WHAT YOU NEED TO DO » For the data below, report the number of lines that contain the string "chart" and nothing else.

## begin DATA

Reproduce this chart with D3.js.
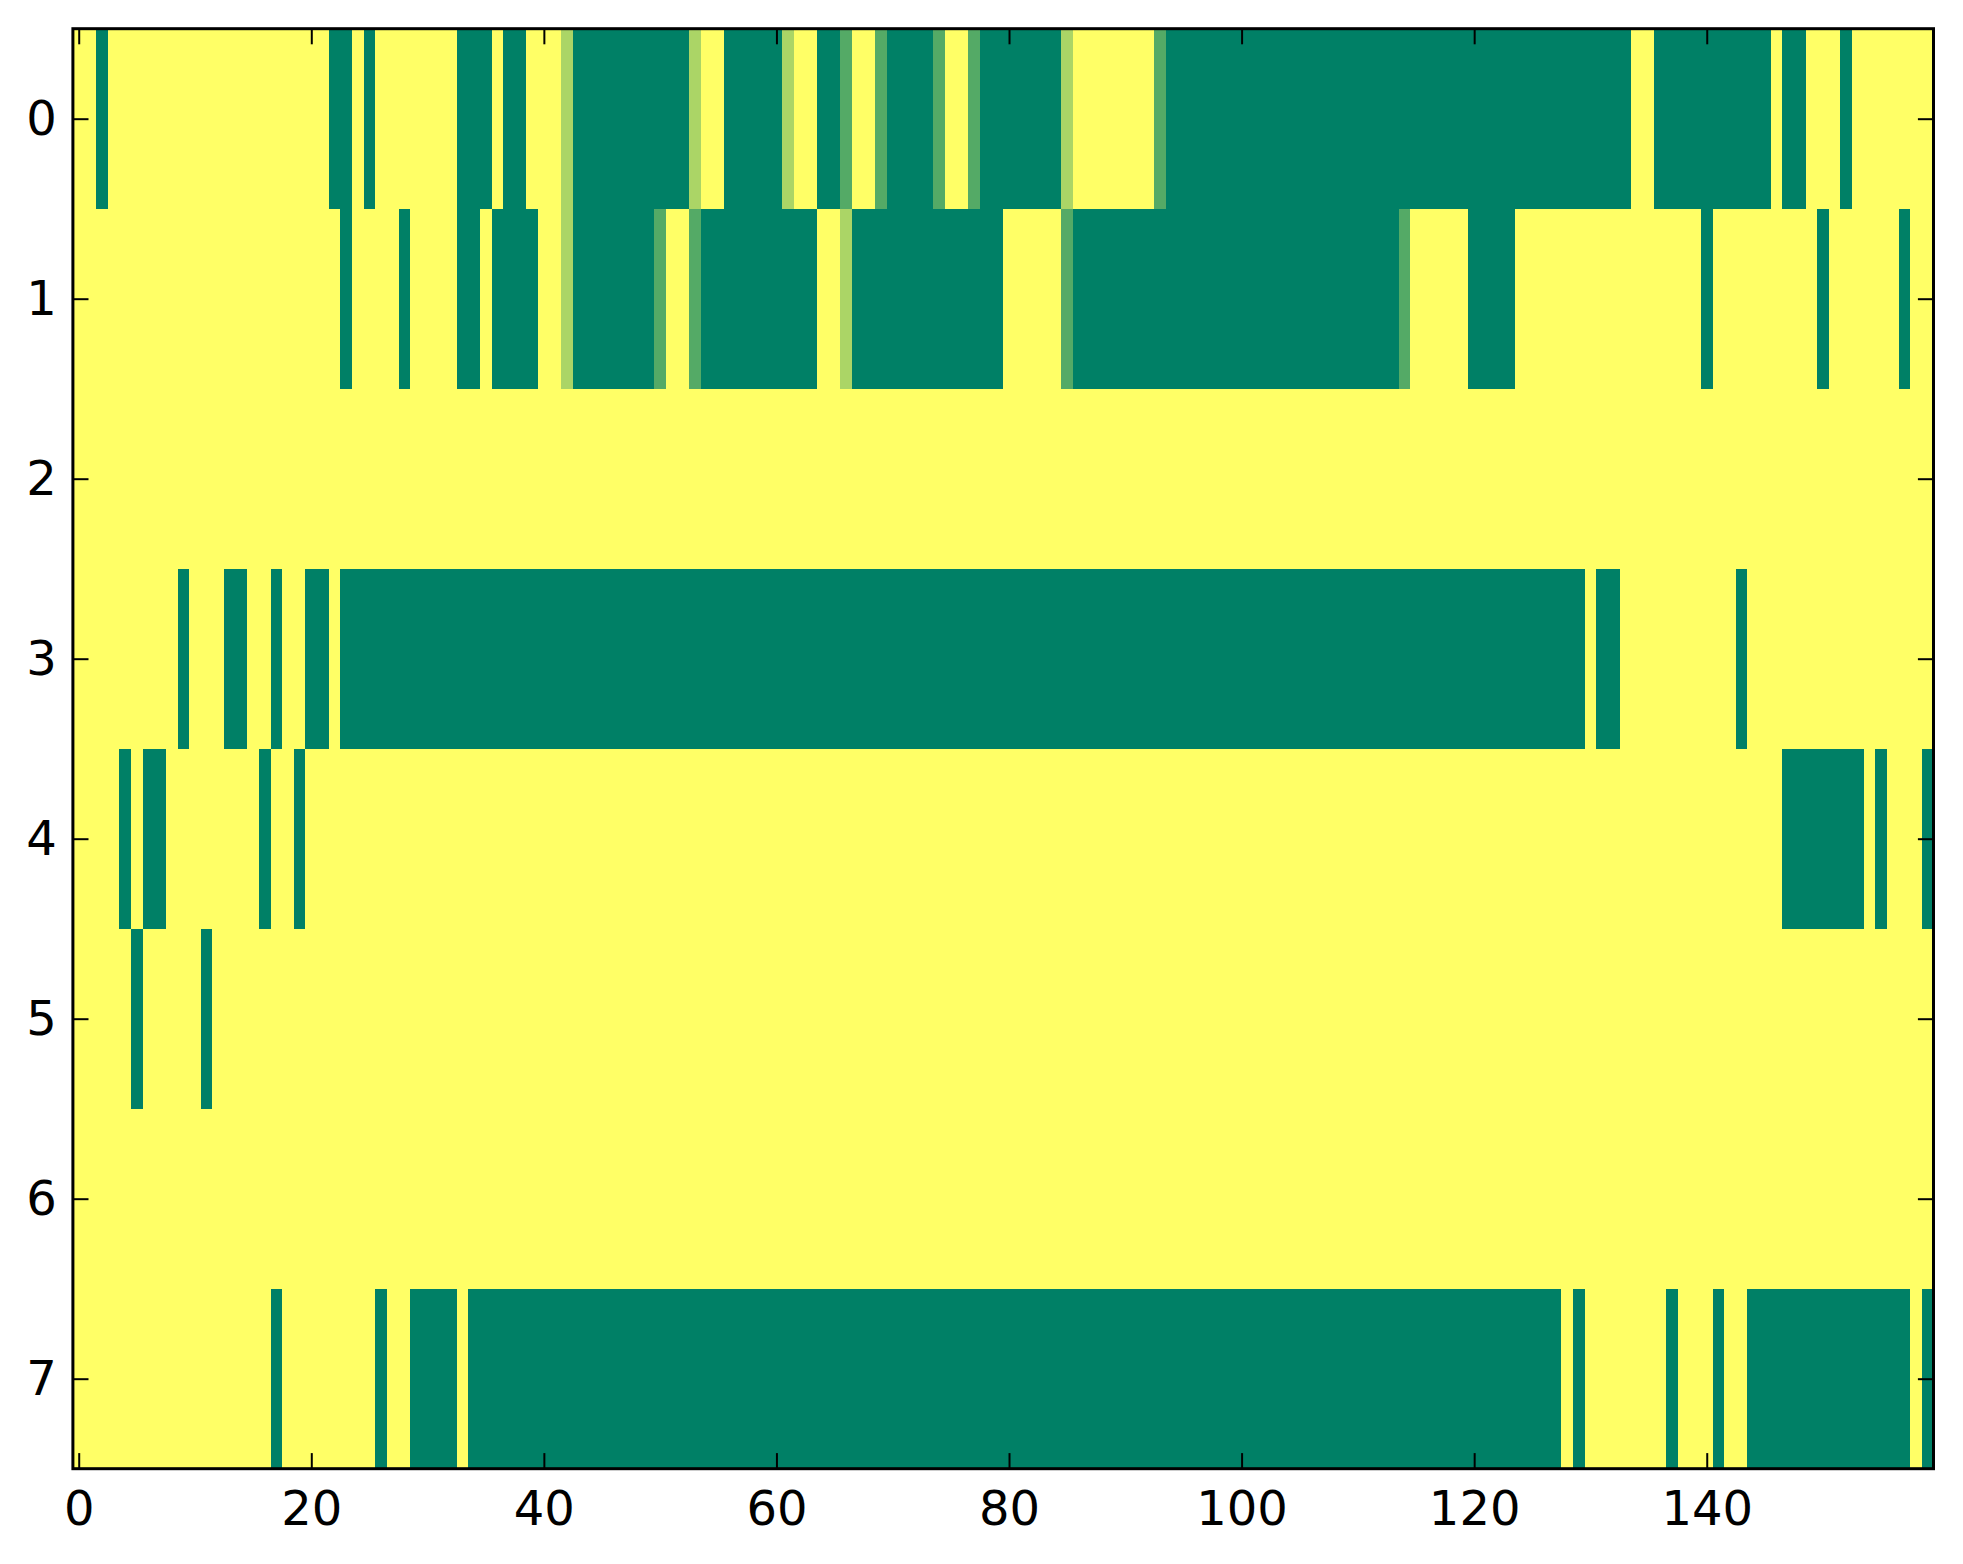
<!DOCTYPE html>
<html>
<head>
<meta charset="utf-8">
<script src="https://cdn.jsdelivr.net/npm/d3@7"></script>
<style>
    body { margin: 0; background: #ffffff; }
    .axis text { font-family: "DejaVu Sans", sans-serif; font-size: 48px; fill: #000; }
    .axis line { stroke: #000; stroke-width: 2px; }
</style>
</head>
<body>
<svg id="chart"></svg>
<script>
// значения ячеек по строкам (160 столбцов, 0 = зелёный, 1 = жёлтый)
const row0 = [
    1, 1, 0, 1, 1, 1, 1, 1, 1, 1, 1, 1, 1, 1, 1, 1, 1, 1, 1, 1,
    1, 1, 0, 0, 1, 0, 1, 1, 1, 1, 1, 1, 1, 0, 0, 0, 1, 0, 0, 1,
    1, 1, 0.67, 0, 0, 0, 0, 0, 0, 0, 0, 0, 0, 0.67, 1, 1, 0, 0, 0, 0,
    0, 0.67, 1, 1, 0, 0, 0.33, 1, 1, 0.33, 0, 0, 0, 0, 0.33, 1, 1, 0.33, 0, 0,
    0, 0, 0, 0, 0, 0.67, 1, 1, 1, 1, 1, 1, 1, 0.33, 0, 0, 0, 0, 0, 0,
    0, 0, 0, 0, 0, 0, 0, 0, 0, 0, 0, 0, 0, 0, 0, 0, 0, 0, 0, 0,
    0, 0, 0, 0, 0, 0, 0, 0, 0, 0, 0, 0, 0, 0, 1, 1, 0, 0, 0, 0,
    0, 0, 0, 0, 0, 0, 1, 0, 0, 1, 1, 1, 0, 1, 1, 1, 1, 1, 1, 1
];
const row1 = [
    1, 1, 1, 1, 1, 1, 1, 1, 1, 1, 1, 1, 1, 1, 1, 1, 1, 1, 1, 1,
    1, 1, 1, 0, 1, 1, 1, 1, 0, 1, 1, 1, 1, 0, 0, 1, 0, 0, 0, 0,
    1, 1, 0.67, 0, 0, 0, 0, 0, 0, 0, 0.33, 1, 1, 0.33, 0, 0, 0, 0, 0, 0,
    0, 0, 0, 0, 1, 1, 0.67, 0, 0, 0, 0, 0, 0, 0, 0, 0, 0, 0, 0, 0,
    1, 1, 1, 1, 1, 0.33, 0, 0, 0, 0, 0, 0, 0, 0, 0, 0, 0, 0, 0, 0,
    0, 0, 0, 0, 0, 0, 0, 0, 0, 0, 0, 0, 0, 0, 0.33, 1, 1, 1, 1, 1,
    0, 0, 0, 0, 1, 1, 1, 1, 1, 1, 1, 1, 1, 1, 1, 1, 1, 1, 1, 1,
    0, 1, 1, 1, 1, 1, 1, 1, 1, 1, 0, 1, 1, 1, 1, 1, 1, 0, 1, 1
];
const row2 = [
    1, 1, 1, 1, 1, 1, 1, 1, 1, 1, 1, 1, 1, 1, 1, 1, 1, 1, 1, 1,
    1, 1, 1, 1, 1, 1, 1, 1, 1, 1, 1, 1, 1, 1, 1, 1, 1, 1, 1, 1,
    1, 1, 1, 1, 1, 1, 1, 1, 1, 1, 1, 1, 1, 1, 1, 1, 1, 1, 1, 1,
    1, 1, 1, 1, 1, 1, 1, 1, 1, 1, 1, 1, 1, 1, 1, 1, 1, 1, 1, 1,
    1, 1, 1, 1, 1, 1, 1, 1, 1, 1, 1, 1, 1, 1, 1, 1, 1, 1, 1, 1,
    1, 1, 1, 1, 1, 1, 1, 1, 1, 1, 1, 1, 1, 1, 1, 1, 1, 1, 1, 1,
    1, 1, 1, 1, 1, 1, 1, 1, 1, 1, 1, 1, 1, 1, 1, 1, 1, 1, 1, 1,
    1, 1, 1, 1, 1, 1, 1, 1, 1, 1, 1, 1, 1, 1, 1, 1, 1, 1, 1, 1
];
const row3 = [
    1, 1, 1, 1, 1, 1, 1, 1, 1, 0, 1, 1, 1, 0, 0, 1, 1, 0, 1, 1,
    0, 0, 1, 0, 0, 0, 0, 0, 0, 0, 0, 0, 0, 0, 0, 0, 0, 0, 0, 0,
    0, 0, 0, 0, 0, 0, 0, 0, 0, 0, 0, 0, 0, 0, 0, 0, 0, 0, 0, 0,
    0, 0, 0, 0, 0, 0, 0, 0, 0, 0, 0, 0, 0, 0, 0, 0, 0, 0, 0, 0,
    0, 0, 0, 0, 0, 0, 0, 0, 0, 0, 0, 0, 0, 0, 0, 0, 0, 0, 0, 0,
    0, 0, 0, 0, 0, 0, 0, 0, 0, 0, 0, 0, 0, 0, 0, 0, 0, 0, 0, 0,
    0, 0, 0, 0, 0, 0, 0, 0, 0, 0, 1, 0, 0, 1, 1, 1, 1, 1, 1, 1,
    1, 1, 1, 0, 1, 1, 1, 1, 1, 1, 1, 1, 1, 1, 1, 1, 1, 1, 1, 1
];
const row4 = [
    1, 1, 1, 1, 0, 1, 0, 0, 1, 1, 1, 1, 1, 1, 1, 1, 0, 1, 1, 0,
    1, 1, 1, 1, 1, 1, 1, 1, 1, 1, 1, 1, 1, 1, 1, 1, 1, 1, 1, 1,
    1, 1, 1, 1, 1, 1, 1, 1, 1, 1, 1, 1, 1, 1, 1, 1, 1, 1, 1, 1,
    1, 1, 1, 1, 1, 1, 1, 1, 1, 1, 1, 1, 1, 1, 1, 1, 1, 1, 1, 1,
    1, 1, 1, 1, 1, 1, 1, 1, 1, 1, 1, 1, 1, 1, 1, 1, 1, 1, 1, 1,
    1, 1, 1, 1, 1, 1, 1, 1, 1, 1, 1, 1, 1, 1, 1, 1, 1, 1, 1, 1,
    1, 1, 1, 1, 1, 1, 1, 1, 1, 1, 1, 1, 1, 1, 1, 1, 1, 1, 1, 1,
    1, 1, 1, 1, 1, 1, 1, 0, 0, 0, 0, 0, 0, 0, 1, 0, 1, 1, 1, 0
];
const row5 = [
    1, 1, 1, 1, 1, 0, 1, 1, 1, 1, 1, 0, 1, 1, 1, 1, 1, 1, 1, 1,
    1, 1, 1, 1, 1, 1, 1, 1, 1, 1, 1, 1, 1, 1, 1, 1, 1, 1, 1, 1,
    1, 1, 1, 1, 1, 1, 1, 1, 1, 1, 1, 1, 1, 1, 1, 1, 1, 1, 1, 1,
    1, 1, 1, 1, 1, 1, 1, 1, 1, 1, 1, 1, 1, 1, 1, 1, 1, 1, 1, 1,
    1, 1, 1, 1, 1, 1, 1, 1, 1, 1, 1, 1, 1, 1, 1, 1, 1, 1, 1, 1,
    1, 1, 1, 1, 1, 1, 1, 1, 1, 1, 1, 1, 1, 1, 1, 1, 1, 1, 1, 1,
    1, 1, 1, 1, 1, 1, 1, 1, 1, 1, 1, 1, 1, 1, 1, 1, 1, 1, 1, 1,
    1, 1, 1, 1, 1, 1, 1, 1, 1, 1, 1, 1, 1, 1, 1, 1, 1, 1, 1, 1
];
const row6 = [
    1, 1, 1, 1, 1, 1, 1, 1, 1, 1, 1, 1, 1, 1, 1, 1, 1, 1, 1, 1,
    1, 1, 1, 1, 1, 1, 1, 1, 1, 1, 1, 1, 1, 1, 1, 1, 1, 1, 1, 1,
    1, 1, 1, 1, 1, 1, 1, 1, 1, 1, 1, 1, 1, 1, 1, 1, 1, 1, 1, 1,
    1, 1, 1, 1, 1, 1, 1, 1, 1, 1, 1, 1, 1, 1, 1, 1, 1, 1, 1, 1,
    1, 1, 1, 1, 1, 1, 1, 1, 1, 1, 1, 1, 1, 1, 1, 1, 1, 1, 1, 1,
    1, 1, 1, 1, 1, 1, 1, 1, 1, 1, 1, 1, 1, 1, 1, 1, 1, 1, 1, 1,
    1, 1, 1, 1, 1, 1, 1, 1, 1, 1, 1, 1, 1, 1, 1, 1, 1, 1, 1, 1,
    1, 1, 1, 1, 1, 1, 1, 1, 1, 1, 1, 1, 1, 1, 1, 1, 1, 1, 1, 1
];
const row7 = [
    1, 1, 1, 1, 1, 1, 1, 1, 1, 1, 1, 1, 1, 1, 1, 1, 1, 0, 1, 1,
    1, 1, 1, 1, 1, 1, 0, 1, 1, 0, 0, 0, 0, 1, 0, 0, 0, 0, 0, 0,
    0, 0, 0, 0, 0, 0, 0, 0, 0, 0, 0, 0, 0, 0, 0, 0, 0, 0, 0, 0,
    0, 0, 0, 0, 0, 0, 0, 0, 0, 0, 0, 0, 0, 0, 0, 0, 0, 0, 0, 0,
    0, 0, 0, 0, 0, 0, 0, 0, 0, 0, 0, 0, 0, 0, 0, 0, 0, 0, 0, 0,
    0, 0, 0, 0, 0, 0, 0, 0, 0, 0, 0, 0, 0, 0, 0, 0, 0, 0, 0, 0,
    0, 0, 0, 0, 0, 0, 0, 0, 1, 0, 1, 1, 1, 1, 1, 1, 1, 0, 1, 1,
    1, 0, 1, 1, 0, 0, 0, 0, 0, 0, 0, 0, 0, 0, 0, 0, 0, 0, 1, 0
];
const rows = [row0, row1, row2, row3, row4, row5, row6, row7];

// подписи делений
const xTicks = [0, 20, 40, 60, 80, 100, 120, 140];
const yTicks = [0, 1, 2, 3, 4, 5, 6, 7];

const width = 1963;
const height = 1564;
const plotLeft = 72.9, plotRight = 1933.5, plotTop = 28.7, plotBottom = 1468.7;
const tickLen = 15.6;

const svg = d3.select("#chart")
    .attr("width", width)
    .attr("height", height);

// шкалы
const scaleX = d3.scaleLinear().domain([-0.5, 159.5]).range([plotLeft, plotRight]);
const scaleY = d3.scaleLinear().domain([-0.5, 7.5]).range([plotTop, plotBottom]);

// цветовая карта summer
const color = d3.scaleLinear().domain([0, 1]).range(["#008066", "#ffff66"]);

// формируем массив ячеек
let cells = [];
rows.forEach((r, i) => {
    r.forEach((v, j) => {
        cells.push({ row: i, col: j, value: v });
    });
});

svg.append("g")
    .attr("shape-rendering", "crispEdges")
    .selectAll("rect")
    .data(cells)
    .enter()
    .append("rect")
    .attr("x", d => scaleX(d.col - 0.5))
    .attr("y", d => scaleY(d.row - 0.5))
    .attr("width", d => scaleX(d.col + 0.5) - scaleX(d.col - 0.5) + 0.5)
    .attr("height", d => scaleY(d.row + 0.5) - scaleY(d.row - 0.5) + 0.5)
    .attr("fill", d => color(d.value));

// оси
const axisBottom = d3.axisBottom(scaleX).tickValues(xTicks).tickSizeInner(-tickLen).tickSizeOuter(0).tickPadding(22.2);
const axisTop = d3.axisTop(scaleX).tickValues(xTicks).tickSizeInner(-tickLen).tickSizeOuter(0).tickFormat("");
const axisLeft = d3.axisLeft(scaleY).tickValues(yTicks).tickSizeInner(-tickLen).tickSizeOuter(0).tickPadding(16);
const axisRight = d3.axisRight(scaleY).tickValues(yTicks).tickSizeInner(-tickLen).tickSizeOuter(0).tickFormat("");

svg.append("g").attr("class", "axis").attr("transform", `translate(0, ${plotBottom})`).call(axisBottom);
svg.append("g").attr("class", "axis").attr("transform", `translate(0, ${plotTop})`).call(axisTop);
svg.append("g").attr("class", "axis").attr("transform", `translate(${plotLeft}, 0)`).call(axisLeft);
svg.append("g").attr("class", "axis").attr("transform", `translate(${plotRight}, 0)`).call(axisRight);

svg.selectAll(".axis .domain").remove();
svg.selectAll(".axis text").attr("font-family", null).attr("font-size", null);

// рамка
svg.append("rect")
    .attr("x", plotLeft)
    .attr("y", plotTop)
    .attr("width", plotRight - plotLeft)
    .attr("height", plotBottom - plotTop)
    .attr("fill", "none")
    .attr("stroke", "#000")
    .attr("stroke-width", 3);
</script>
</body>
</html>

## end DATA

ANSWER TO THIS PROBLEM » 3